Война на Западе и Востоке

Война определяла жизнь Германии более четырех лет. Она началась по плану Шлифена, немецкое правое крыло продвигалось вперед, охватывая левый фланг французской армии. 21 августа у Шарлеруа были разбиты 5-я французская армия и английский экспедиционный корпус. После этого немецкое командование посчитало, что кампания уже выиграна, и начало нарушать предписания плана Шлифена. Часть войск была оставлена в Бельгии, два пехотных корпуса и кавалерийская дивизия отправились в Восточную Пруссию.

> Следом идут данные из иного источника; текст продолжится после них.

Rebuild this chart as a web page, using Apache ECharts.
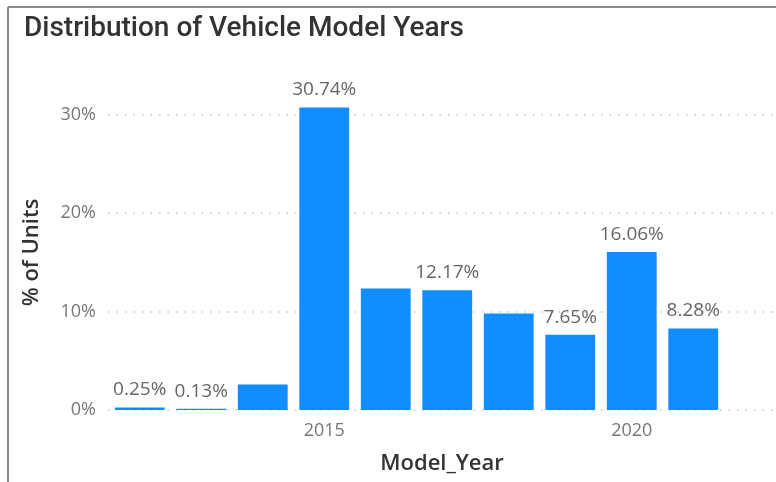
<!DOCTYPE html>
<html>
<head>
<meta charset="utf-8">
<script src="https://cdn.jsdelivr.net/npm/echarts@6/dist/echarts.min.js"></script>
<style>
  html, body { margin: 0; padding: 0; background: #fff; }
  #chart { width: 776px; height: 482px; }
</style>
</head>
<body>
<div id="chart"></div>
<script>
// Share of units by model year (percent)
const modelYears = ['2012', '2013', '2014', '2015', '2016', '2017', '2018', '2019', '2020', '2021'];
const unitShare = [0.25, 0.13, 2.6, 30.74, 12.35, 12.17, 9.8, 7.65, 16.06, 8.28];
// Years whose value label is drawn above the bar
const labelledYears = ['2012', '2013', '2015', '2017', '2019', '2020', '2021'];
const yTicks = [0, 10, 20, 30];

const BLUE = '#118DFF';
const plotTop = 95, plotHeight = 315;

const chart = echarts.init(document.getElementById('chart'));

chart.setOption({
  animation: false,
  backgroundColor: '#fff',
  title: {
    text: 'Distribution of Vehicle Model Years',
    left: 19, top: 10,
    textStyle: { fontFamily: 'Roboto', fontSize: 28, fontWeight: 500, color: '#333' }
  },
  graphic: [
    // visual frame: top and left edges
    { type: 'line', shape: { x1: 8, y1: 7, x2: 776, y2: 7 }, style: { stroke: '#8a8a8a', lineWidth: 2 } },
    { type: 'line', shape: { x1: 8, y1: 7, x2: 8, y2: 482 }, style: { stroke: '#8a8a8a', lineWidth: 2 } }
  ],
  grid: [
    { left: 109, width: 615, top: plotTop, height: plotHeight },
    { left: 108, right: 0, top: plotTop, height: plotHeight }
  ],
  xAxis: [
    {
      type: 'category', gridIndex: 0, data: modelYears,
      axisLine: { show: false }, axisTick: { show: false },
      axisLabel: {
        interval: 0, margin: 12,
        formatter: v => (Number(v) % 5 === 0 ? v : ''),
        fontFamily: 'Open Sans', fontSize: 18, color: '#777'
      }
    },
    {
      type: 'value', gridIndex: 1, min: 0, max: 1,
      name: 'Model_Year', nameLocation: 'middle', nameGap: 43,
      nameTextStyle: { fontFamily: 'Open Sans', fontSize: 22, fontWeight: 600, color: '#333' },
      axisLine: { show: false }, axisTick: { show: false },
      axisLabel: { show: false }, splitLine: { show: false }
    }
  ],
  yAxis: [
    {
      type: 'value', gridIndex: 0, min: 0, max: 32, interval: 10,
      axisLine: { show: false }, axisTick: { show: false },
      axisLabel: { show: false }, splitLine: { show: false }
    },
    {
      type: 'value', gridIndex: 1, min: 0, max: 32, interval: 10,
      name: '% of Units', nameLocation: 'middle', nameGap: 65, nameRotate: 90,
      nameTextStyle: { fontFamily: 'Open Sans', fontSize: 22, fontWeight: 600, color: '#333' },
      axisLine: { show: false }, axisTick: { show: false },
      axisLabel: {
        margin: 12, showMaxLabel: false,
        formatter: v => (yTicks.includes(v) ? v + '%' : ''),
        fontFamily: 'Open Sans', fontSize: 18, color: '#777'
      },
      splitLine: {
        show: true, showMaxLine: false,
        lineStyle: { color: '#c8c8c8', width: 1.5, type: [1.5, 7] }
      }
    }
  ],
  series: [
    {
      type: 'bar', xAxisIndex: 0, yAxisIndex: 0,
      barCategoryGap: '19%',
      itemStyle: { color: BLUE },
      data: unitShare.map((v, i) => ({
        value: v,
        label: { show: labelledYears.includes(modelYears[i]) }
      })),
      label: {
        position: 'top', distance: 8,
        formatter: p => p.value.toFixed(2) + '%',
        fontFamily: 'Open Sans', fontSize: 19, color: '#666'
      }
    }
  ]
});
</script>
</body>
</html>
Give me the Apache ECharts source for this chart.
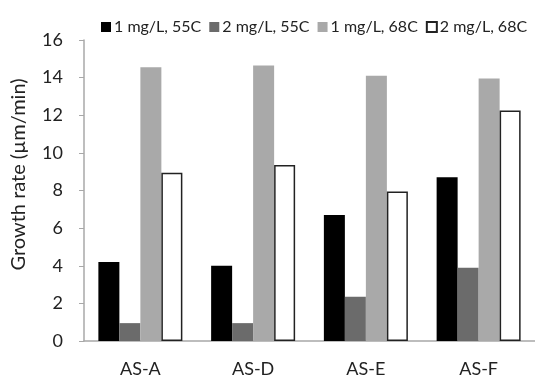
<!DOCTYPE html>
<html>
<head>
<meta charset="utf-8">
<script src="https://cdn.jsdelivr.net/npm/echarts@6/dist/echarts.min.js"></script>
<style>
  html, body {margin: 0; padding: 0; background: #fff;}
  #chart {width: 535px; height: 378px;}
</style>
</head>
<body>
<div id="chart"></div>
<script>
const categories = ['AS-A', 'AS-D', 'AS-E', 'AS-F'];
const seriesNames = ['1 mg/L, 55C', '2 mg/L, 55C', '1 mg/L, 68C', '2 mg/L, 68C'];
const low55 = [4.2, 4.0, 6.7, 8.7];
const high55 = [0.95, 0.95, 2.35, 3.9];
const low68 = [14.55, 14.65, 14.1, 13.95];
const high68 = [8.95, 9.35, 7.95, 12.25];

const font = 'Lato, "Open Sans", sans-serif';
const axisGrey = '#a8a8a8';

const chart = echarts.init(document.getElementById('chart'));

const barStyle = [
    {color: '#000000'},
    {color: '#6b6b6b'},
    {color: '#a9a9a9'},
    {color: '#ffffff', borderColor: '#222222', borderWidth: 1.5}
];

chart.setOption({
    animation: false,
    textStyle: {fontFamily: font, color: '#222'},
    legend: {
        left: 96,
        top: 14,
        width: 480,
        icon: 'rect',
        itemWidth: 10,
        itemHeight: 10,
        itemGap: 8,
        textStyle: {fontFamily: font, fontSize: 16, color: '#222', padding: [0, 0, 0, -2]},
        data: seriesNames
    },
    grid: {left: 84, top: 40, bottom: 36, width: 460},
    xAxis: {
        type: 'category',
        data: categories,
        axisLine: {lineStyle: {color: axisGrey, width: 1.5}},
        axisTick: {length: 5, lineStyle: {color: axisGrey}},
        axisLabel: {fontSize: 18, color: '#222', margin: 19, fontFamily: font}
    },
    yAxis: {
        type: 'value',
        min: 0,
        max: 16,
        interval: 2,
        name: 'Growth rate (\u00b5m/min)',
        nameLocation: 'middle',
        nameGap: 55,
        nameTextStyle: {fontSize: 20, color: '#222', fontFamily: font, padding: [0, 0, 0, 32]},
        splitLine: {show: false},
        axisLine: {show: true, lineStyle: {color: axisGrey, width: 1.5}},
        axisTick: {show: true, length: 5, lineStyle: {color: axisGrey}},
        axisLabel: {fontSize: 18, color: '#222', margin: 21, fontFamily: font}
    },
    series: [low55, high55, low68, high68].map((d, i) => ({
        name: seriesNames[i],
        type: 'bar',
        barWidth: 21,
        barGap: '0%',
        itemStyle: barStyle[i],
        data: d
    }))
});
</script>
</body>
</html>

При этом немецкие войска продвигались вперед, проходя в день по 40–50 км, солдаты от усталости валились с ног, и французы нередко брали в плен немецких солдат, спящих мертвым сном. В начале сентября германские части вышли на берега Марны и оказались в 70 км от Парижа, но не западнее его, как предполагал план Шлифена, а севернее. Уже готовился обстрел французской столицы из сверхтяжелых крупповских орудий, в том числе гигантского 98-тонного монстра — «Большой Берты», каждый снаряд которой весил тонну, но в четырехдневной битве, с 6 по 9 сентября, немецкое наступление было остановлено. Когда между двумя немецкими армиями возник опасный разрыв в 50 км, встревоженный Мольтке приказал отвести все армии правого крыла на 80 км назад. Париж был спасен, французы назвали это «чудом на Марне». Это поражение немцев не только предрешило исход войны, но и похоронило надежду немецкой аграрно-консервативной элиты воспрепятствовать промышленной и общественной модернизации внутри своей страны.

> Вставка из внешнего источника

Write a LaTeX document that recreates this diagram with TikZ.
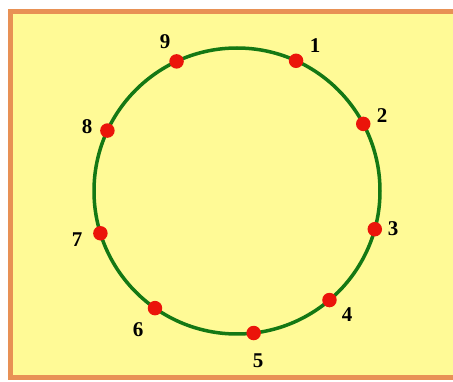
\documentclass[tikz,border=0pt]{standalone}
\usepackage{fontspec}
\setmainfont{Liberation Serif}
\usetikzlibrary{calc}
\definecolor{bgyellow}{RGB}{255,250,150}
\definecolor{frameorange}{RGB}{232,145,85}
\definecolor{ringgreen}{RGB}{20,120,20}
\definecolor{dotred}{RGB}{235,20,10}
\begin{document}
\begin{tikzpicture}[x=1pt,y=-1pt,
  dot/.style={circle,fill=dotred,inner sep=0pt,minimum size=14.5pt},
  lbl/.style={font=\fontsize{21}{21}\selectfont\bfseries,inner sep=0pt}]
\useasboundingbox (0,0) rectangle (453,382);
\fill[white] (0,0) rectangle (453,382);
\draw[fill=bgyellow,draw=frameorange,line width=4.5pt] (10.5,11.5) rectangle (470,377.5);
\coordinate (c) at (237,191);
\draw[ringgreen,line width=3.5pt] (c) circle[radius=143];
\foreach \n/\a in {1/65.6,2/28,3/-15.5,4/-49.7,5/-83.3,6/-125,7/-162.8,8/155,9/115}{
  \node[dot] (p\n) at ($(c)+(-\a:143)$) {};
}
\node[lbl] (l1) at (315,46) {1};
\node[lbl] (l2) at (382,116) {2};
\node[lbl] (l3) at (393,229) {3};
\node[lbl] (l4) at (347,315) {4};
\node[lbl] (l5) at (258,361) {5};
\node[lbl] (l6) at (138,330) {6};
\node[lbl] (l7) at (77,240) {7};
\node[lbl] (l8) at (87,127) {8};
\node[lbl] (l9) at (165,42) {9};
\end{tikzpicture}
\end{document}
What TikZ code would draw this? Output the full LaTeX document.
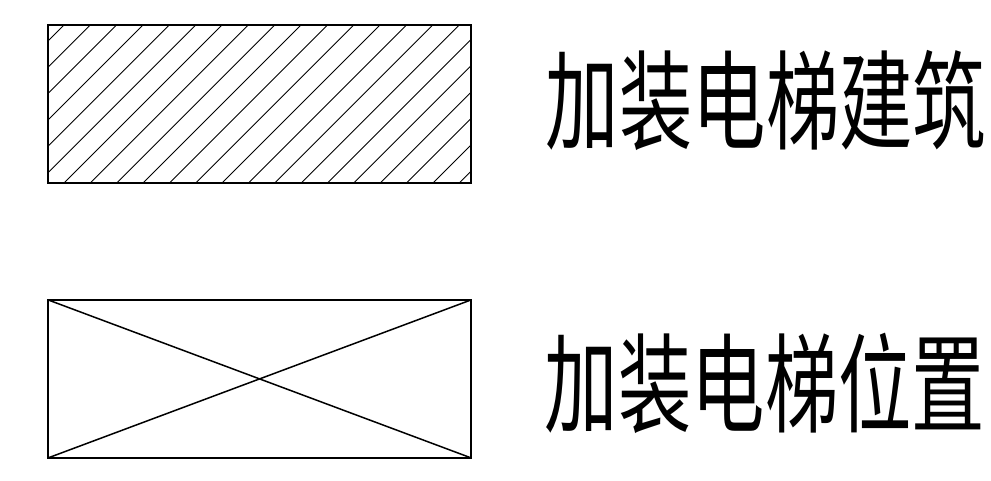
\documentclass[tikz,border=0pt]{standalone}
\usepackage{fontspec}
\usetikzlibrary{calc}
\newfontfamily\cjk{Noto Sans CJK SC}
\tikzset{
  outline/.style={draw=black,line width=1.7pt,minimum width=423pt,minimum height=158pt,inner sep=0pt,outer sep=0pt,anchor=north west},
  hatchline/.style={line width=0.9pt},
  crossline/.style={line width=1.5pt},
  legend/.style={font=\cjk\fontsize{76pt}{76pt}\selectfont,inner sep=0pt,anchor=center,xscale=0.965,yscale=1.42}
}
\begin{document}
\begin{tikzpicture}[x=1pt,y=-1pt]
\useasboundingbox (0,0) rectangle (991,480);
\fill[white] (0,0) rectangle (991,480);
\node[outline] (h) at (48.1,24.9) {};
\begin{scope}
\clip (h.north west) rectangle (h.south east);
\foreach \i in {-6,...,16}{
  \draw[hatchline] ($(h.south west)+(\i*26.35+16,0)$) -- ++(158,-158);
}
\end{scope}
\node[outline] (c) at (48.1,299.9) {};
\draw[crossline] (c.north west) -- (c.south east);
\draw[crossline] (c.north east) -- (c.south west);
\node[legend] (t1) at (766,100) {加装电梯建筑};
\node[legend] (t2) at (765,383.5) {加装电梯位置};
\end{tikzpicture}
\end{document}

Теперь начался «бег к морю», когда обе стороны продвигались на север, пытаясь охватить противника с фланга. Во время этого продвижения родился и знаменитый миф Лангемарка. В этом месте Нормандии 24 октября 1914 г. немецкие части, состоявшие преимущественно из малообученных военному делу студентов и гимназистов, с пением национального гимна в полный рост цепями двинулись на вражеские позиции. Но перед этой героической атакой не было никакой артиллерийской подготовки, и она превратилась в бойню — погибло 11 тыс. молодых людей.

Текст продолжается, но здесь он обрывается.